--- start DATA SECTION ---

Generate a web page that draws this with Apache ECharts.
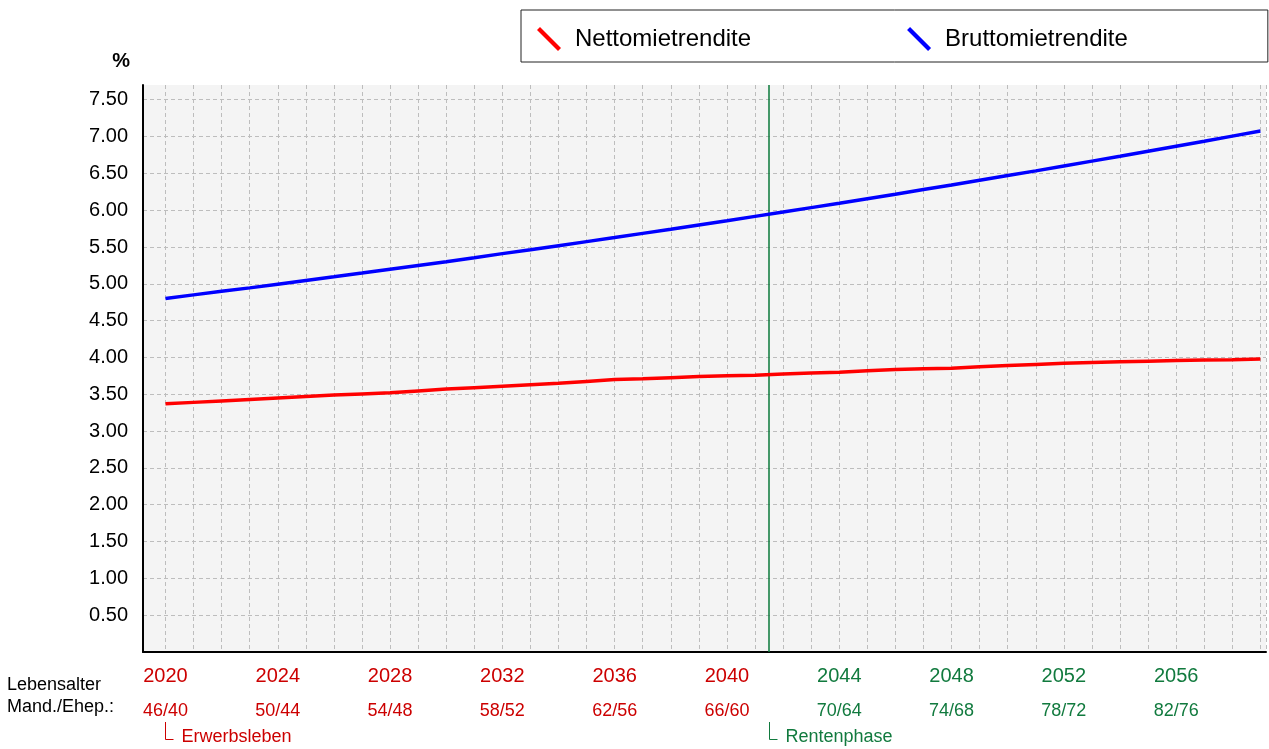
<!DOCTYPE html>
<html>
<head>
<meta charset="utf-8">
<title>Mietrendite</title>
<script src="https://cdn.jsdelivr.net/npm/echarts@6/dist/echarts.min.js"></script>
<style>
  html, body { margin: 0; padding: 0; background: #fff; }
  #main { width: 1269px; height: 749px; }
</style>
</head>
<body>
<div id="main"></div>
<script>
// Daten
var years = [2020, 2021, 2022, 2023, 2024, 2025, 2026, 2027, 2028, 2029,
             2030, 2031, 2032, 2033, 2034, 2035, 2036, 2037, 2038, 2039,
             2040, 2041, 2042, 2043, 2044, 2045, 2046, 2047, 2048, 2049,
             2050, 2051, 2052, 2053, 2054, 2055, 2056, 2057, 2058, 2059];
var netto = [3.37, 3.39, 3.41, 3.43, 3.45, 3.47, 3.49, 3.505, 3.52, 3.545,
             3.57, 3.59, 3.61, 3.63, 3.65, 3.675, 3.70, 3.71, 3.725, 3.74,
             3.75, 3.76, 3.775, 3.79, 3.80, 3.82, 3.835, 3.845, 3.855, 3.875,
             3.89, 3.905, 3.92, 3.93, 3.94, 3.95, 3.96, 3.965, 3.97, 3.98];
var brutto = [4.80, 4.85, 4.90, 4.945, 4.995, 5.045, 5.095, 5.146, 5.198, 5.25,
              5.30, 5.355, 5.41, 5.463, 5.518, 5.573, 5.628, 5.685, 5.742, 5.80,
              5.857, 5.916, 5.975, 6.035, 6.095, 6.156, 6.217, 6.28, 6.342, 6.406,
              6.47, 6.534, 6.60, 6.666, 6.732, 6.80, 6.868, 6.936, 7.006, 7.076];
var tickYears = [2020, 2024, 2028, 2032, 2036, 2040, 2044, 2048, 2052, 2056];
var ageLabels = ['46/40', '50/44', '54/48', '58/52', '62/56', '66/60', '70/64', '74/68', '78/72', '82/76'];
var rentenBeginn = 2041.5;

var RED_TXT = '#cc0000';
var GREEN_TXT = '#117a3e';

var myChart = echarts.init(document.getElementById('main'));

function pairs(vals) {
    var out = [];
    for (var i = 0; i < years.length; i++) out.push([years[i], vals[i]]);
    return out;
}

option = {
    animation: false,
    textStyle: { fontFamily: 'Liberation Sans, Arial, sans-serif' },
    legend: {
        left: 521,
        top: 10,
        padding: [17, 140, 11, 16],
        itemGap: 156,
        itemWidth: 24,
        itemHeight: 24,
        borderColor: '#222',
        borderWidth: 1,
        icon: 'path://M0,3 L3,0 L24,21 L21,24 Z',
        textStyle: { fontSize: 24, color: '#000', padding: [0, 0, 0, 9] },
        data: ['Nettomietrendite', 'Bruttomietrendite']
    },
    grid: {
        left: 143, right: 0, top: 85, bottom: 97,
        show: true, backgroundColor: '#f4f4f4', borderWidth: 0
    },
    xAxis: {
        type: 'value',
        min: 2019.2,
        max: 2059.2,
        splitNumber: 40,
        axisLine: { show: true, onZero: false, lineStyle: { color: '#000', width: 2 } },
        axisTick: { show: false },
        splitLine: { show: true, lineStyle: { color: '#bdbdbd', type: [4, 3], width: 1 } },
        axisLabel: {
            margin: 7,
            formatter: function (v) {
                var i = tickYears.indexOf(v);
                if (i < 0) return '';
                var c = v > rentenBeginn ? 'g' : 'r';
                return '{' + c + 'y|' + v + '}\n{' + c + 'a|' + ageLabels[i] + '}';
            },
            rich: {
                ry: { fontSize: 20, color: RED_TXT, lineHeight: 34 },
                ra: { fontSize: 18, color: RED_TXT, lineHeight: 36 },
                gy: { fontSize: 20, color: GREEN_TXT, lineHeight: 34 },
                ga: { fontSize: 18, color: GREEN_TXT, lineHeight: 36 }
            }
        }
    },
    yAxis: {
        type: 'value',
        min: 0,
        max: 7.7,
        interval: 0.5,
        name: '%',
        nameGap: 14,
        nameTextStyle: { fontSize: 20, fontWeight: 'bold', color: '#000', align: 'right', padding: [0, 13, 0, 0] },
        axisLine: { show: true, lineStyle: { color: '#000', width: 2 } },
        axisTick: { show: false },
        axisLabel: {
            margin: 15,
            fontSize: 20,
            color: '#000',
            showMinLabel: false,
            showMaxLabel: false,
            formatter: function (v) { return v.toFixed(2); }
        },
        splitLine: {
            show: true, showMinLine: false, showMaxLine: false,
            lineStyle: { color: '#bdbdbd', type: [4, 3], width: 1 }
        }
    },
    series: [
        {
            name: 'Nettomietrendite',
            type: 'line',
            symbol: 'none',
            color: '#ff0000',
            lineStyle: { width: 3.5, color: '#ff0000' },
            z: 3,
            data: pairs(netto),
            markLine: {
                silent: true,
                symbol: 'none',
                label: { show: false },
                lineStyle: { color: '#0b7a3b', width: 1.5, type: 'solid' },
                data: [{ xAxis: rentenBeginn }],
                z: 1
            }
        },
        {
            name: 'Bruttomietrendite',
            type: 'line',
            symbol: 'none',
            color: '#0000ff',
            lineStyle: { width: 3.5, color: '#0000ff' },
            z: 3,
            data: pairs(brutto)
        }
    ]
};
myChart.setOption(option);

// Beschriftung unter der Achse
var xStart = myChart.convertToPixel({ gridIndex: 0 }, [years[0], 0])[0];
var xRente = myChart.convertToPixel({ gridIndex: 0 }, [rentenBeginn, 0])[0];
function bracket(x, text, color) {
    return [
        { type: 'polyline', shape: { points: [[x, 722], [x, 739.5], [x + 8, 739.5]] },
          style: { stroke: color, lineWidth: 1, fill: null } },
        { type: 'text', left: x + 16, top: 739 - 11,
          style: { text: text, fill: color, fontSize: 18, fontFamily: 'Liberation Sans, Arial, sans-serif' } }
    ];
}
myChart.setOption({
    graphic: [
        { type: 'text', left: 7, top: 687 - 11,
          style: { text: 'Lebensalter', fill: '#000', fontSize: 18, fontFamily: 'Liberation Sans, Arial, sans-serif' } },
        { type: 'text', left: 7, top: 709 - 11,
          style: { text: 'Mand./Ehep.:', fill: '#000', fontSize: 18, fontFamily: 'Liberation Sans, Arial, sans-serif' } }
    ].concat(bracket(Math.round(xStart) + 0.5, 'Erwerbsleben', RED_TXT))
     .concat(bracket(Math.round(xRente) + 0.5, 'Rentenphase', GREEN_TXT))
});

window.onresize = myChart.resize;
</script>
</body>
</html>
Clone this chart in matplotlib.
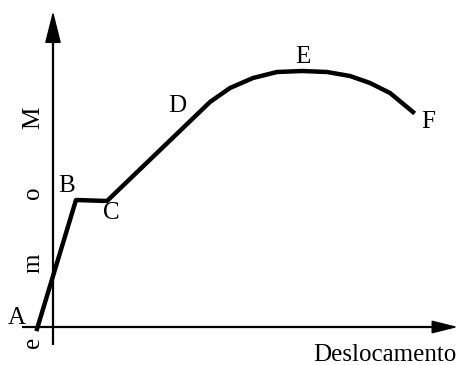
import matplotlib.pyplot as plt

# Schematic moment-displacement curve (units: arbitrary, origin at axes crossing)
curve_x = [-16, 23, 54, 157, 177, 200, 224, 249, 274, 297, 317, 337, 360]
curve_y = [-2, 127, 126, 225, 239, 249, 255, 256, 255, 251, 244, 234, 215]

point_labels = ['A', 'B', 'C', 'D', 'E', 'F']
label_x = [-36, 14, 58, 124, 250, 375]
label_y = [9, 141, 114, 221, 270, 205]

ylabel_letters = ['M', 'o', 'm', 'e']
ylabel_pos = [209, 134, 64, -15]

plt.rcParams['font.family'] = ['Liberation Serif', 'DejaVu Serif']

fig = plt.figure(figsize=(4.57, 3.65), dpi=100)
ax = fig.add_axes([0, 0, 1, 1])
ax.set_xlim(-53, 404)
ax.set_ylim(-38, 327)
ax.axis('off')

# Axes with arrow heads
ax.plot([0, 0], [-18, 292], color='black', lw=1.6, solid_capstyle='butt')
ax.plot([-31, 387], [0, 0], color='black', lw=1.6, solid_capstyle='butt')
ax.annotate('', xy=(0, 316), xytext=(0, 288), annotation_clip=False,
            arrowprops=dict(arrowstyle='-|>,head_length=2.0,head_width=0.5',
                            color='black', lw=1.2, shrinkA=0, shrinkB=0))
ax.annotate('', xy=(405, 0), xytext=(382, 0), annotation_clip=False,
            arrowprops=dict(arrowstyle='-|>,head_length=1.6,head_width=0.4',
                            color='black', lw=1.2, shrinkA=0, shrinkB=0))

# Curve
ax.plot(curve_x, curve_y, color='black', lw=3.2, solid_joinstyle='round')

for lab, x, y in zip(point_labels, label_x, label_y):
    ax.text(x, y, lab, fontsize=18, ha='center', va='center')

for ch, y in zip(ylabel_letters, ylabel_pos):
    ax.text(-20, y, ch, fontsize=18, ha='center', va='center', rotation=90)

ax.text(260, -28, 'Deslocamento', fontsize=18, ha='left', va='center')

fig.savefig('out.png', dpi=100)
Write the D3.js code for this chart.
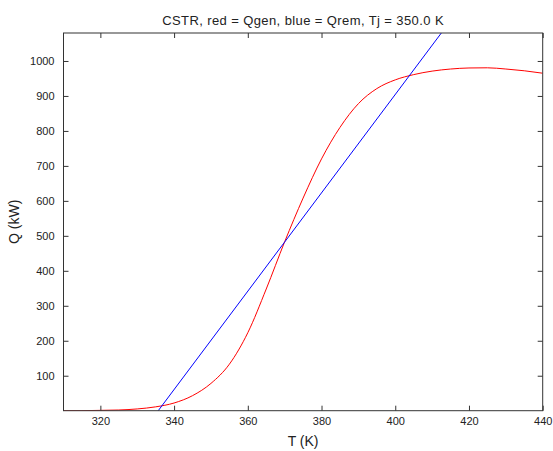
<!DOCTYPE html>
<html><head><meta charset="utf-8">
<script src="https://cdn.jsdelivr.net/npm/d3@7"></script>
<style>body{margin:0;background:#fff}svg{display:block}text{font-family:"Liberation Sans",Arial,sans-serif;fill:#222}</style>
</head><body>
<svg id="c" width="553" height="451"></svg>
<script>
const titleText = "CSTR, red = Qgen, blue = Qrem, Tj = 350.0 K";
const xTicks = [320, 340, 360, 380, 400, 420, 440];
const yTicks = [100, 200, 300, 400, 500, 600, 700, 800, 900, 1000];
// Qgen (red)
const genT = [310, 315, 320, 325, 330, 335, 340, 345, 350, 355, 360, 365, 370, 375, 380, 385, 390, 395, 400, 405, 410, 415, 420, 425, 430, 435, 440];
const genQ = [0, 0, 1, 2, 5, 11, 22, 43, 78, 133, 223, 348, 483, 608, 720, 810, 878, 921, 946, 961, 971, 977, 980, 980.5, 977, 972, 965];
// Qrem (blue) straight line
const remT = [335.7, 412.5];
const remQ = [0, 1080];

const svg = d3.select("#c");
const L = 63.5, R = 542.7, T = 33, B = 410.7;
const x = d3.scaleLinear().domain([310, 440]).range([L, R]);
const y = d3.scaleLinear().domain([0, 1080]).range([B, T]);

svg.append("defs").append("clipPath").attr("id", "clip")
  .append("rect").attr("x", L).attr("y", T).attr("width", R - L).attr("height", B - T);

const g = svg.append("g").attr("clip-path", "url(#clip)");
g.append("path").datum(genT.map((t, i) => [t, genQ[i]]))
  .attr("d", d3.line().x(d => x(d[0])).y(d => y(d[1])).curve(d3.curveMonotoneX))
  .attr("fill", "none").attr("stroke", "#ff0000").attr("stroke-width", 1);
g.append("path").datum(remT.map((t, i) => [t, remQ[i]]))
  .attr("d", d3.line().x(d => x(d[0])).y(d => y(d[1])))
  .attr("fill", "none").attr("stroke", "#0000ff").attr("stroke-width", 1);

const axColor = "#333";
const tl = 5;
const xb = svg.append("g").attr("transform", `translate(0,${B})`)
  .call(d3.axisBottom(x).tickValues(xTicks).tickSize(-tl).tickPadding(7).tickFormat(d3.format("d")));
const xt = svg.append("g").attr("transform", `translate(0,${T})`)
  .call(d3.axisTop(x).tickValues(xTicks).tickSize(-tl).tickFormat(""));
const yl = svg.append("g").attr("transform", `translate(${L},0)`)
  .call(d3.axisLeft(y).tickValues(yTicks).tickSize(-tl).tickPadding(9).tickFormat(d3.format("d")));
const yr = svg.append("g").attr("transform", `translate(${R},0)`)
  .call(d3.axisRight(y).tickValues(yTicks).tickSize(-tl).tickFormat(""));
[xb, xt, yl, yr].forEach(a => {
  a.select(".domain").remove();
  a.selectAll("line").attr("stroke", axColor);
  a.selectAll("text").style("font-size", "11px").attr("fill", "#222").style("font-family", '"Liberation Sans",Arial,sans-serif');
});
svg.append("rect").attr("x", L).attr("y", T).attr("width", R - L).attr("height", B - T)
  .attr("fill", "none").attr("stroke", axColor).attr("stroke-width", 1);

svg.append("text").attr("x", (L + R) / 2).attr("y", 25).attr("text-anchor", "middle")
  .style("font-size", "13px").style("letter-spacing", "0.4px").text(titleText);
svg.append("text").attr("x", (L + R) / 2).attr("y", 446).attr("text-anchor", "middle")
  .style("font-size", "14px").text("T (K)");
svg.append("text").attr("transform", `translate(19,${(T + B) / 2}) rotate(-90)`).attr("text-anchor", "middle")
  .style("font-size", "14px").text("Q (kW)");
</script>
</body></html>
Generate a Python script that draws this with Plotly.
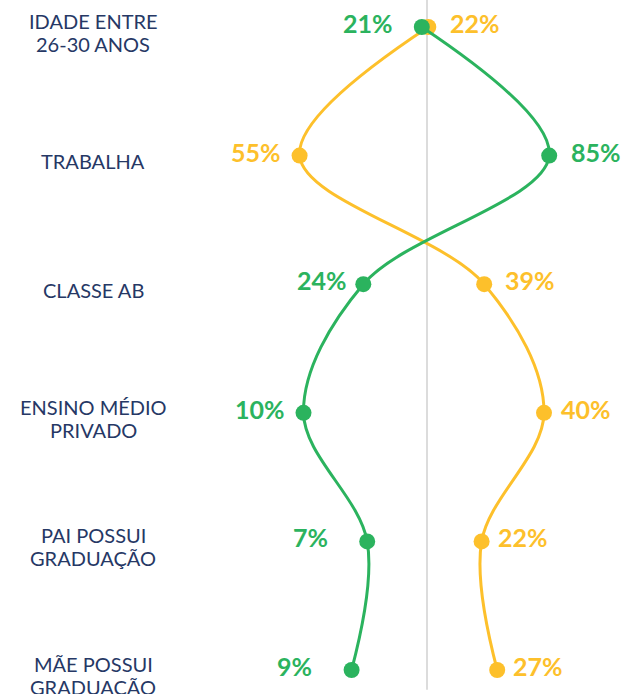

--- end DATA SECTION ---

▶ WHAT YOU SHOULD DO:
Looking above, find the stretch of lines that opens with the one holding "Write the D3.js code for this chart." and closes with the one holding "const remQ = [0, 1080];". Copy it exactly, pictures excluded.

▶ SOLUTION TO THIS EXERCISE:
Write the D3.js code for this chart.
<!DOCTYPE html>
<html><head><meta charset="utf-8">
<script src="https://cdn.jsdelivr.net/npm/d3@7"></script>
<style>body{margin:0;background:#fff}svg{display:block}text{font-family:"Liberation Sans",Arial,sans-serif;fill:#222}</style>
</head><body>
<svg id="c" width="553" height="451"></svg>
<script>
const titleText = "CSTR, red = Qgen, blue = Qrem, Tj = 350.0 K";
const xTicks = [320, 340, 360, 380, 400, 420, 440];
const yTicks = [100, 200, 300, 400, 500, 600, 700, 800, 900, 1000];
// Qgen (red)
const genT = [310, 315, 320, 325, 330, 335, 340, 345, 350, 355, 360, 365, 370, 375, 380, 385, 390, 395, 400, 405, 410, 415, 420, 425, 430, 435, 440];
const genQ = [0, 0, 1, 2, 5, 11, 22, 43, 78, 133, 223, 348, 483, 608, 720, 810, 878, 921, 946, 961, 971, 977, 980, 980.5, 977, 972, 965];
// Qrem (blue) straight line
const remT = [335.7, 412.5];
const remQ = [0, 1080];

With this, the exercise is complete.